Democrats were ready to give Mr. Salas another chance this presidential election year, but Emily’s List convinced Ms. Hurtado to run as well, showing her data that indicated her vote totals in her State Senate races outpaced Mr. Salas’s votes in his House campaign.
Then Washington picked sides, fearing that Ms. Hurtado’s rise could leave Mr. Valadao and Mr. Mathys as the top two finishers on Tuesday.
House Majority PAC, the House Democratic leadership’s super PAC, is airing Spanish-language ads promoting Mr. Salas’s record on health care, while Mr. Salas, with the encouragement of Washington Democrats, has gone on air with an advertisement portraying Ms.

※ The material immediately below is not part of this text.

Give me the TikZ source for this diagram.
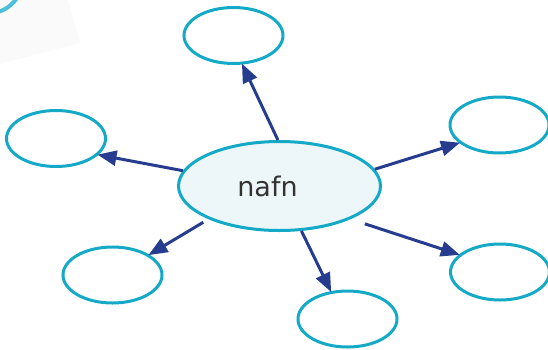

Hurtado as hostile to abortion rights, for abstaining or missing votes on the issue in the State Senate. That was a painful expenditure for a candidate who has raised less than $747,000.
Ms. Hurtado, who has weathered more than $1 million worth of ads against her candidacy, has raised about a tenth of Mr. Salas’s total, $76,741. And Emily’s List does not include her as an endorsed candidate. But with the name recognition of a state senator whose district matches the U.S. House district by 95 percent, Democrats are sweating it out.
Ms. Hurtado is not, hoping that Mr. Salas’s negative ads will actually help her, especially with independents and Republican voters who have backed her in the past.
“If they were going to pick a side, they should have been upfront about it,” she said. “They could have said, ‘Step aside.’ They never did.”